If you believe Wikipedia, we have illustrator Charles Dana Gibson, who created the slender-waisted, chignon-crowned Gibson Girl, to blame for the American woman’s obsession with beauty. The online encyclopedia claims he personified the feminine ideal with his “satirical” pen and ink drawings. If you believe Richard D. (Dick) Rasor, a former advertising executive for J. Walter Thompson and the current owner of The Bethel Inn Resort in Bethel, Maine, Gibson was the first American feminist.
Rasor has dedicated an entire room at the Inn to the long-necked beauties and their eponymous creator. He took me on a tour of the Gibson Room earlier today, pointing out how the graphic designer riffed on men, the weaker sex, in many of his renderings: “With absolute clarity, he shows how screwed up men are!”
Leave it to Rasor to have a different take on Gibson’s standing in American history, as he has a razor sharp way of cutting through ambiguities (pun intended)! The hotelier bought a very different resort in 1979 than the one I am sitting within as I write this today. The 60-guestroom hotel surrounded by 100 acres and a 9-hole golf course saw 3,000 visitors a year in the late seventies.
Today the property hosts 35,000 guests to its gracious spot off the commons in the Maine mountain village; has 200 acres surrounding its charming Victorian façade, an 18-hole golf course, 40 condominiums abutting the green, 40 kilometers of cross-country ski trails, and a popular spa.
During lunch in the Inn’s Millbrook Tavern & Grille, Rasor explained that from the start he was intent on founding a marketing-based business when he left the “Mad Men” world of New York City advertising. He paid $400,000 for the property in ’79, which he pointed out was about the same amount of money a home in Scarsdale, New York, would have cost during that time.
In an article printed in Snow Country in 1989, Rasor advised everyone in the high-pressured world he had left to sell their $800,000 homes, buy a $150,000 home in Bethel, and use the rest of the money to open a small business: “There’s no way, really, to be on a power trip in Bethel, Me,” he quipped.
The talented businessman practiced what he preached, trading in his room at the top for a room at the Inn, and he’s been thrilled about his decision ever since.
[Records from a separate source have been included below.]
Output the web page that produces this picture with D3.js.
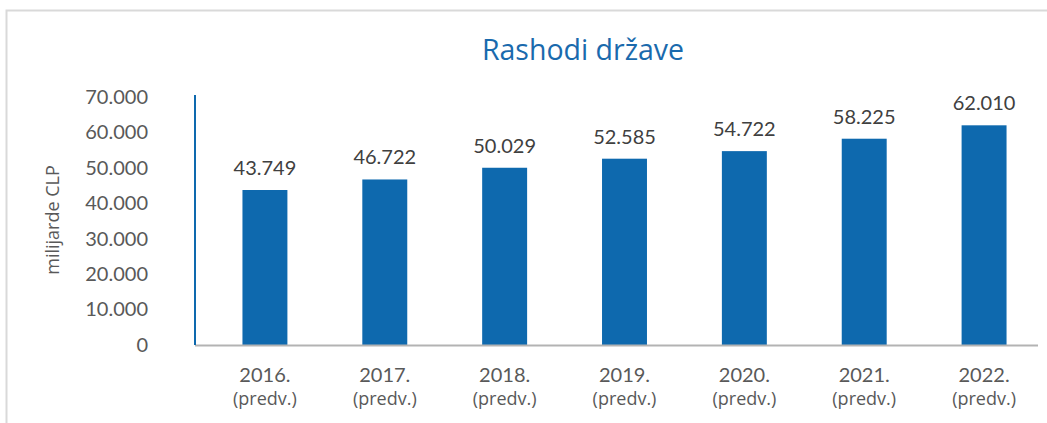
<!DOCTYPE html>
<html>
<head>
<meta charset="utf-8">
<script src="https://cdn.jsdelivr.net/npm/d3@7"></script>
<style>
  body { margin: 0; background: #fff; }
  svg { display: block; font-family: Lato, "Open Sans", sans-serif; }
  .os { font-family: "Open Sans", sans-serif; }
</style>
</head>
<body>
<div id="chart"></div>
<script>
// chart data
const years = ["2016.", "2017.", "2018.", "2019.", "2020.", "2021.", "2022."];
const subLabels = ["(predv.)", "(predv.)", "(predv.)", "(predv.)", "(predv.)", "(predv.)", "(predv.)"];
const expenditure = [43749, 46722, 50029, 52585, 54722, 58225, 62010];
const yTicks = [0, 10000, 20000, 30000, 40000, 50000, 60000, 70000];

const W = 1047, H = 423;
const blue = "#0e69ae";

const svg = d3.select("#chart").append("svg")
    .attr("width", W)
    .attr("height", H);

// outer border (only top and left visible in the crop)
svg.append("path")
    .attr("d", "M6.5," + H + "V10.5H" + W)
    .attr("fill", "none")
    .attr("stroke", "#d9d9d9")
    .attr("stroke-width", 2);

// scales
const x = d3.scaleBand()
    .domain(years)
    .range([205, 1044])
    .paddingInner(0.625)
    .paddingOuter(0.3125);

const y = d3.scaleLinear()
    .domain([0, 70000])
    .range([345, 97]);

const fmt = d3.formatLocale({ decimal: ",", thousands: ".", grouping: [3], currency: ["", ""] }).format(",d");

// title
svg.append("text")
    .attr("class", "os")
    .attr("x", 583)
    .attr("y", 60)
    .attr("text-anchor", "middle")
    .attr("fill", "#1a6aad")
    .style("font-size", "28.5px")
    .text("Rashodi države");

// y axis label
svg.append("text")
    .attr("class", "os")
    .attr("transform", "translate(59,220) rotate(-90)")
    .attr("text-anchor", "middle")
    .attr("fill", "#595959")
    .style("font-size", "18px")
    .text("milijarde CLP");

// y axis tick labels
const yAxis = d3.axisLeft(y)
    .tickValues(yTicks)
    .tickFormat(fmt)
    .tickSize(0)
    .tickPadding(0);

const gy = svg.append("g")
    .attr("transform", "translate(148,0)")
    .call(yAxis);
gy.select(".domain").remove();
gy.selectAll("text")
    .attr("fill", "#595959")
    .style("font-family", "Lato, sans-serif")
    .style("font-size", "20px");

// bars
svg.selectAll(".bar")
    .data(expenditure)
    .enter().append("rect")
    .attr("class", "bar")
    .attr("x", (d, i) => x(years[i]))
    .attr("width", x.bandwidth())
    .attr("y", d => y(d))
    .attr("height", d => y(0) - y(d))
    .attr("fill", blue);

// value labels
svg.selectAll(".val")
    .data(expenditure)
    .enter().append("text")
    .attr("class", "val")
    .attr("x", (d, i) => x(years[i]) + x.bandwidth() / 2)
    .attr("y", d => y(d) - 15)
    .attr("text-anchor", "middle")
    .attr("fill", "#404040")
    .style("font-size", "20px")
    .text(d => fmt(d));

// x axis line (gray) and y axis line (blue)
svg.append("line")
    .attr("x1", 195).attr("x2", 1038)
    .attr("y1", y(0) + 0.5).attr("y2", y(0) + 0.5)
    .attr("stroke", "#b3b3b3")
    .attr("stroke-width", 2);

svg.append("line")
    .attr("x1", 195).attr("x2", 195)
    .attr("y1", 95).attr("y2", y(0))
    .attr("stroke", blue)
    .attr("stroke-width", 2);

// x category labels
const xl = svg.selectAll(".xlab")
    .data(years)
    .enter().append("g")
    .attr("class", "xlab")
    .attr("transform", d => "translate(" + (x(d) + x.bandwidth() / 2) + ",0)");

xl.append("text")
    .attr("y", 382)
    .attr("text-anchor", "middle")
    .attr("fill", "#595959")
    .style("font-size", "20px")
    .text(d => d);

xl.append("text")
    .attr("class", "os")
    .attr("y", 405)
    .attr("text-anchor", "middle")
    .attr("fill", "#595959")
    .style("font-size", "18px")
    .text((d, i) => subLabels[i]);
</script>
</body>
</html>
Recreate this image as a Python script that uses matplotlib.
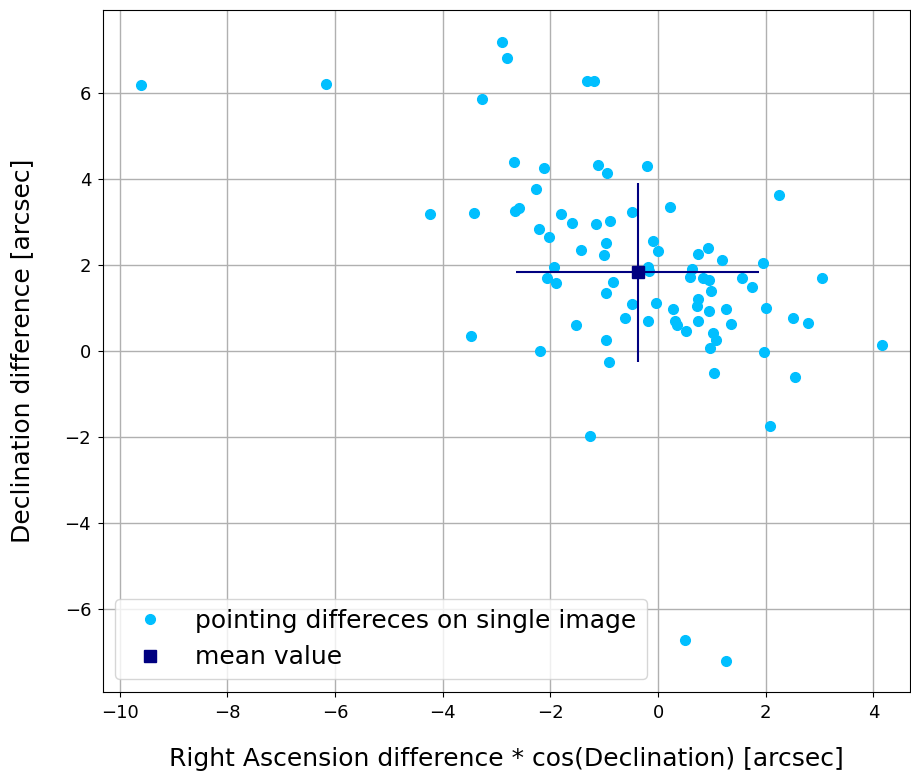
import matplotlib
matplotlib.use('Agg')
import matplotlib.pyplot as plt
import numpy as np

# pointing differences [arcsec]
ra_diff = [-9.61, -6.16, -2.89, -2.80, -3.27, -1.32, -1.19,
           -4.23, -3.42, -3.47, -2.67, -2.11, -1.12, -0.95, -0.21,
           -2.26, -2.65, -2.59, -1.80, -1.60, -1.16, -0.89, -0.49,
           0.22, -2.21, -2.02, -1.44, -0.97, -1.01, -0.09, 0.00,
           -1.94, -2.07, -1.90, -0.83, -0.97, -0.19, -0.17, -0.49,
           -0.04, -0.62, -0.18, -1.53, -0.96, -0.91, -2.19, -1.26,
           0.74, 0.93, 1.18, 0.63, 0.59, 0.84, 0.94, 0.98, 1.55,
           1.75, 1.94, 3.04, 0.75, 0.72, 0.94, 1.26, 0.28, 2.00,
           0.31, 0.36, 0.52, 0.75, 1.35, 1.02, 1.08, 0.97, 2.50,
           2.78, 1.96, 1.04, 2.54, 4.16, 2.07, 0.50, 1.27, 2.24]
dec_diff = [6.18, 6.21, 7.18, 6.81, 5.86, 6.28, 6.26,
            3.19, 3.20, 0.35, 4.38, 4.25, 4.31, 4.14, 4.29,
            3.75, 3.25, 3.31, 3.17, 2.96, 2.94, 3.01, 3.22,
            3.35, 2.84, 2.65, 2.35, 2.51, 2.23, 2.56, 2.33,
            1.94, 1.70, 1.58, 1.59, 1.34, 1.95, 1.85, 1.09,
            1.10, 0.75, 0.69, 0.59, 0.24, -0.27, 0.00, -1.98,
            2.24, 2.39, 2.12, 1.91, 1.71, 1.70, 1.64, 1.40, 1.69,
            1.47, 2.05, 1.68, 1.20, 1.03, 0.92, 0.96, 0.96, 1.00,
            0.68, 0.59, 0.46, 0.68, 0.63, 0.41, 0.25, 0.07, 0.76,
            0.65, -0.03, -0.52, -0.62, 0.13, -1.75, -6.72, -7.22, 3.61]

mean_ra = -0.38
mean_dec = 1.82
err_ra = 2.26
err_dec = 2.09

plt.figure(figsize=[9.11, 7.73], dpi=100)
plt.subplots_adjust(left=0.113, right=0.999, top=0.987, bottom=0.105)

plt.plot(ra_diff, dec_diff, 'o', color='deepskyblue', markersize=7,
         label='pointing differeces on single image', zorder=3)
plt.errorbar(mean_ra, mean_dec, xerr=err_ra, yerr=err_dec, fmt='none',
             ecolor='navy', elinewidth=1.5, zorder=4)
plt.plot(mean_ra, mean_dec, 's', color='navy', markersize=8,
         label='mean value', zorder=5)

plt.xlim(-10.31, 4.68)
plt.ylim(-7.93, 7.92)
plt.grid(True, color='#b0b0b0', linewidth=1)
plt.tick_params(labelsize=13, pad=5)
plt.xlabel('Right Ascension difference * cos(Declination) [arcsec]', fontsize=18, labelpad=18)
plt.ylabel('Declination difference [arcsec]', fontsize=18, labelpad=22)
plt.legend(loc='lower left', fontsize=18)

plt.savefig('out.png', dpi=100)
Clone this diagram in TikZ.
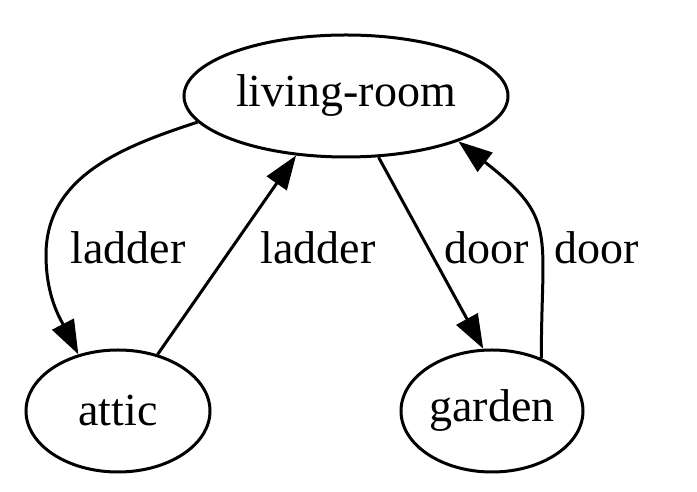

I, for one, am happy to have been in his spirited presence as he shared his passion about building a unique property with an abundance of character in the heart of one of the prettiest mountain destinations in our country.
I am also happy he didn’t take his father’s advice. “Don’t get into the hotel business,” was the elder Rasor’s first caveat. Then he told his son, “If you do, don’t be dumb enough to buy a resort!” Had Rasor listened, not only would he have missed out on the opportunity to create a unique vacation experience for thousands of tourists each year, he might not have met his beautiful wife Gretchen, whom I had the pleasure of meeting last evening.
And back to the Gibson Room: Rasor owns several original Gibson Girl drawings, which explains his fascination with the comely women with pert chins and perfectly pursed lips. He motioned me over to a framed drawing—one of about a dozen in the room—titled “A Little Story. By a Sleeve.” As we leaned down and peered at the illustration, he asked me why I thought the piece of art was given such a title.
I said, “I have no idea!” With a very pleased expression on his face, he said, “Look at her sleeves: one is flat! Guess where the guy would have been sitting before the waiter came in! And a Gibson Girl would never have a lock of hair out of place!”
Though this may seem completely unrelated to a story about an inn, I beg to differ. A successful hospitality venue is built upon a precept that Rasor’s keen observation skills attest to: it’s all in the details. One of the results of this at the Bethel Inn Resort is an ample dose of charm.